Whether you’re a student, an office worker or an avid gamer, it’s not uncommon to spend hours a at a time sat at a desk with a monitor in front of us. While these extended periods of sitting aren’t good for us, they’re made even worse when our neck and shoulders are strained due to poor posture and screen positioning.
So to help remedy this, Health & Safety Training is here to provide a quick guide to a proper screen setup, and how to ensure your monitor position is correct.

Avoid glare

The first thing you want to think about when setting up your monitor is glare. Not only will glare cause unnecessary eyestrain, it will also cause you to assume awkward and painful positions in order to read the screen properly.

With this in mind, the correct monitor position would be away or at a right angle from windows and large lamps. If this isn’t really an option, we would suggest working with the blinds closed. Don’t forget to get outside and get some vitamin D when you can though!

Place the monitor directly in front of you

This might seem like an obvious tip, but make sure that the monitor is directly in front of you. This means that you won’t have to twist your neck in order to properly view the screen. 

Of course, if you’re working with two monitors, it’s not possible to have both directly in front of you. In such cases, rather than looking directly between them, keep your main monitor directly in front of you, and try to keep monitor swapping to an absolute minimum. This way, neck strain is mitigated.

Adjust the monitor height

Arguably the most important step is adjusting the monitor height. Ergonomics experts suggest that, when you are seated comfortably, a user’s eyes should be in line with a point on the screen about 2 or 3 inches below the top of the monitor’s casing.

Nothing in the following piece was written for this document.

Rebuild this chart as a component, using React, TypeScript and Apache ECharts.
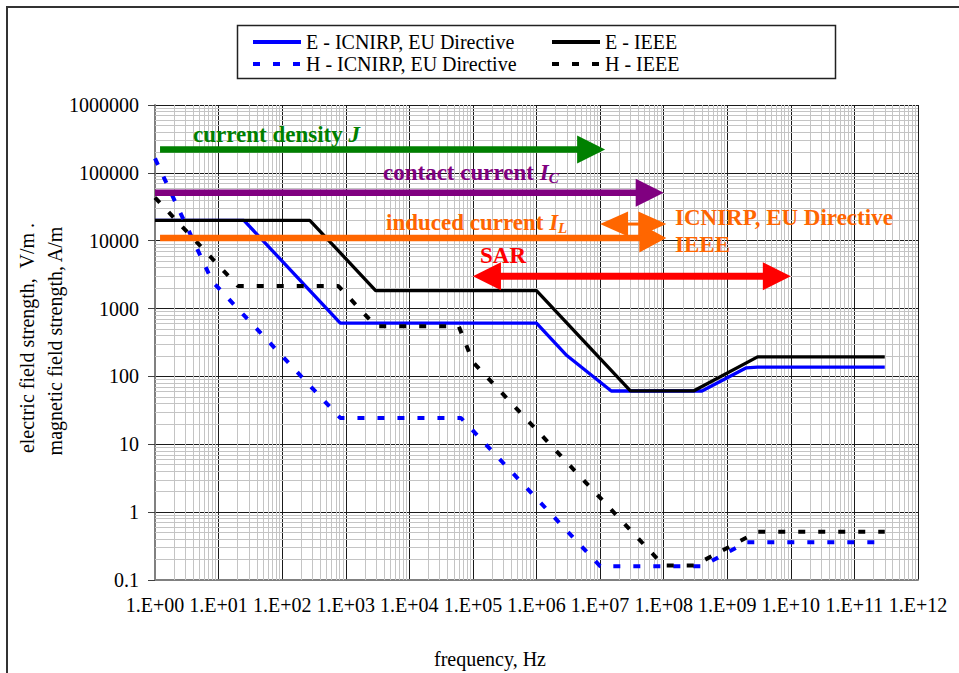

To test that you’ve got the correct height, try leaning back slightly so you’re at a 100-110 degree angle, then extend your arm out horizontally toward the screen. If your middle finger nearly touches the centre of the screen, you’ve probably got the correct monitor position.

How close is the monitor?

In the last section, we suggested that you try stretching your arm out in front of you. If you are nearly touching the screen, this is a good indication that the monitor is a comfortable distance away from you. If you can’t stretch your arm out very far without touching the screen, this means that you need to sit further back.

Don’t forget to move!

Like we said at the beginning of the article, no matter how well you set up your monitor, sitting for extended periods is something you should try and avoid. So, when you can, be sure to get up and make a drink or go for a walk – anything to get your limbs moving!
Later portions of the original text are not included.